The lowest level of PM emissions was observed for the test fuel comprised of normal alkanes, n-heptane/n-dodecane almost 10 times less than the m-xylene/n-dodecane fuel at 85% power. The iso-octane and methyl-cyclohexane fuels had similar PM emissions that were approximately twice as high as the PM from the n-heptane fuel. (These same relative trends in PM were observed in the co-flow flame experiments.) For all four test fuels, total UHC emissions decreased by more than an order of magnitude between idle and 85% power. The UHC emissions did not show any consistent trend among the four test fuels. Speciation of the UHC emissions showed that the major components comprising the UHC emissions were similar among the fuels and included: ethylene, formaldehyde, acetaldehyde, and methane. However, speciation of the UHC emissions also showed some direct effects of fuel composition on hazardous air pollutants (HAPs). The m-xylene and methyl-cyclohexane fuels produced approximately twice as much benzene as the n-heptane and iso-octane fuels. (The higher production of benzene was also observed in the well-stirred reactor studies.) Cross-plots of the speciated UHC emissions showed the same linear behavior that was observed in the field studies of aircraft emissions, although slopes may be different.

Another key finding from the detailed speciation of the UHC emissions was that a substantial fraction of the UHC emissions at idle and low power was from unreacted fuel. The presence of unreacted fuel in the UHC means that the composition of any alternative fuel will have a substantial, direct effect on UHC emissions when engines are operated at idle and near-idle power levels.

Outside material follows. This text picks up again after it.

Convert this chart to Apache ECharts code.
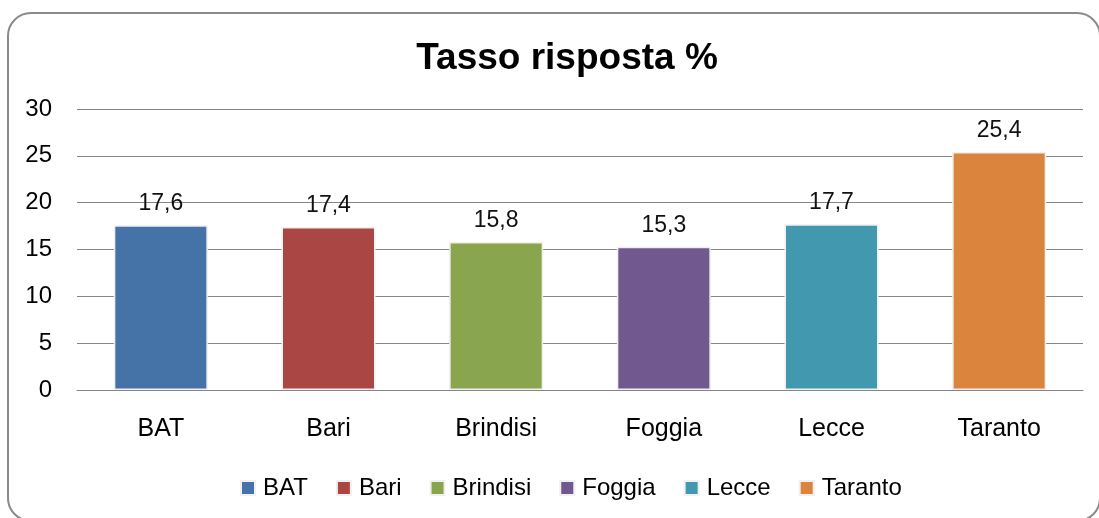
<!DOCTYPE html>
<html><head><meta charset="utf-8">
<script src="https://cdn.jsdelivr.net/npm/echarts@6/dist/echarts.min.js"></script>
<style>html,body{margin:0;padding:0;background:#fff;overflow:hidden;}#box{position:absolute;left:7px;top:12px;width:1094px;height:510px;border:2px solid #8a8a8a;border-radius:24px;box-sizing:border-box;}#c{position:absolute;left:0;top:0;width:1099px;height:518px;}</style>
</head><body>
<div id="box"></div>
<div id="c"></div>
<script>
const categories = ['BAT','Bari','Brindisi','Foggia','Lecce','Taranto'];
const values = [17.6, 17.4, 15.8, 15.3, 17.7, 25.4];
const colors = ['#4572A7','#AA4643','#89A54E','#71588F','#4198AF','#DB843D'];
const yTicks = [0,5,10,15,20,25,30];
const titleText = 'Tasso risposta %';

const FONT = '"Liberation Sans", Arial, sans-serif';
const chart = echarts.init(document.getElementById('c'));
const series = categories.map((name, i) => ({
  name: name,
  type: 'bar',
  stack: 'all',
  barWidth: 94,
  data: categories.map((c, j) => j === i ? values[i] : null),
  itemStyle: { color: colors[i], borderColor: '#f0f0f0', borderWidth: 1.5 },
  label: { show: true, position: 'top', distance: 10, color: '#111', fontFamily: FONT, fontSize: 23,
    formatter: p => String(p.value).replace('.', ',') }
}));
chart.setOption({
  animation: false,
  title: { text: titleText, left: 562, textAlign: 'center', top: 35,
    textStyle: { fontFamily: FONT, fontWeight: 'bold', fontSize: 37, color: '#000' } },
  legend: { top: 471, left: 235, itemWidth: 14, itemHeight: 14, itemGap: 28,
    icon: 'rect', textStyle: { fontFamily: FONT, fontSize: 24, color: '#000', padding: [0,0,0,3] },
    data: categories },
  grid: { left: 77, right: 16, top: 109, bottom: 128, containLabel: false },
  xAxis: { type: 'category', data: categories,
    axisLine: { lineStyle: { color: '#868686' } }, axisTick: { show: false },
    axisLabel: { fontFamily: FONT, fontSize: 25, color: '#000', margin: 27 } },
  yAxis: { type: 'value', min: yTicks[0], max: yTicks[yTicks.length-1], interval: 5,
    axisLine: { show: false }, axisTick: { show: false },
    splitLine: { lineStyle: { color: '#868686', width: 1 } },
    axisLabel: { fontFamily: FONT, fontSize: 24, color: '#000', margin: 25 } },
  series: series
});
</script>
</body></html>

The findings from the experimental and modeling work conducted in this program and reported in 10 peer review journals and 30 conference papers support the following statements when comparing the binary mixtures of paraffinic compounds representative of alternate fuels to the m-xylene fuel, which is a surrogate for JP-8:

• Effects on NOx, CO and total hydrocarbons were small, generally 10% or less.
• Effect on PM emissions was substantial, with reductions in PM emissions by one order of magnitude.
• Low molecular weight components of UHC emissions were not strongly affected. 
• Some high molecular weight UHC species increased in concentration depending on the fuel composition, e.g., benzene emissions were higher for the m-xylene fuel and the methyl-cyclohexane fuel.
• Unique UHC species were present for some of the fuels, e.g., iso-butene for the iso-octane fuel and toluene for the m-xylene fuel.

The experimental results on the impact of fuel volatility while holding chemical composition fixed support the following statements:

• Decreasing fuel volatility resulted in substantially increased PM emissions for the Referee Combustor operating at condition near engine idle although these PM emissions are likely due to increased UHC (or fuel) emissions rather than soot.
• Decreasing fuel volatility did not affect soot emissions for a model combustor operating at rich fuel-air ratios corresponding to high power engine operation. Due to the unique design of this combustor, however, this conclusion should be considered as tentative pending tests in other types of combustors.

In addition to these specific findings on alternative fuel effects, the program led to three major insights that advance the state of the art understanding of engine emissions:

• The experimental work in the T-63 engine and the Referee Combustor demonstrated that substantial fractions (30 to 50%) of the UHC emissions can be traced to unreacted fuel. This finding means that the composition of any fuel directly affects the UHC emissions, including emissions of HAPs that are present in the fuel.
• The experimental and modeling studies conducted to understand the linear behavior in UHC emissions at low power led to the important new insight that UHC emissions form in a gas turbine combustor when reacting premixed fuel-air mixtures are quenched. Thus the emissions are not determined by reaction kinetics alone, but rather by coupling of chemical kinetics, fluid mechanics, and flame extinction processes. Furthermore, multiple quenching mechanisms can lead to UHC emissions, including mixing to very lean fuel-air ratios, quenching due to flame propagation into regions of low fuel-air ratio, and flame stretch. Accurate modeling of the emissions from a gas turbine combustor will require that each of the multiple quenching mechanisms be modelled accurately. The current program included modeling and simulations of quenching via mixing.
• The experimental and modeling work related to chemical effects on PAH and soot formation led to substantial progress toward resolving the longstanding issue within the combustion community related to modeling the effect of aromatic species on soot concentration and the spatial distribution of soot. Enhanced PAH reactions in the chemical kinetic mechanism and improvements in the soot model to track particle size distribution led to substantially improved ability to predict soot concentrations and distributions in all of the co-flow flames.

In addition to these fundamental insights the program also made the following important fundamental contributions:

• The kinetic model with detailed PAH chemistry that was developed in this program is a major contribution from this work because it was a critical element in the advancement of the soot modeling capability. Development of this model was not a part of the original program design, but became necessary when kinetic model development within the combustion community did not evolve as quickly as anticipated. In addition, the modeling studies have demonstrated that this mechanism captures many key trends in gas-phase emissions from gas-turbine engines.
• The data base from the various experiments made using the same set of test fuels is a unique resource for researchers who are simulating gas turbine combustion because of the breadth of chemical and physical processes encompassed across the experimental devices and because of the wide range of experimental conditions used.
• To our knowledge, no research teams other than this team and the SERDP-funded team led by Venkat Raman (WP-2151) are attempting to simulate speciated emissions from gas turbine engines. So the work is unique in the field.
• The key findings and contributions from this program have substantially extended the fundamental knowledge required to evaluate a science-based methodology for selecting alternative fuels based on their emissions characteristics.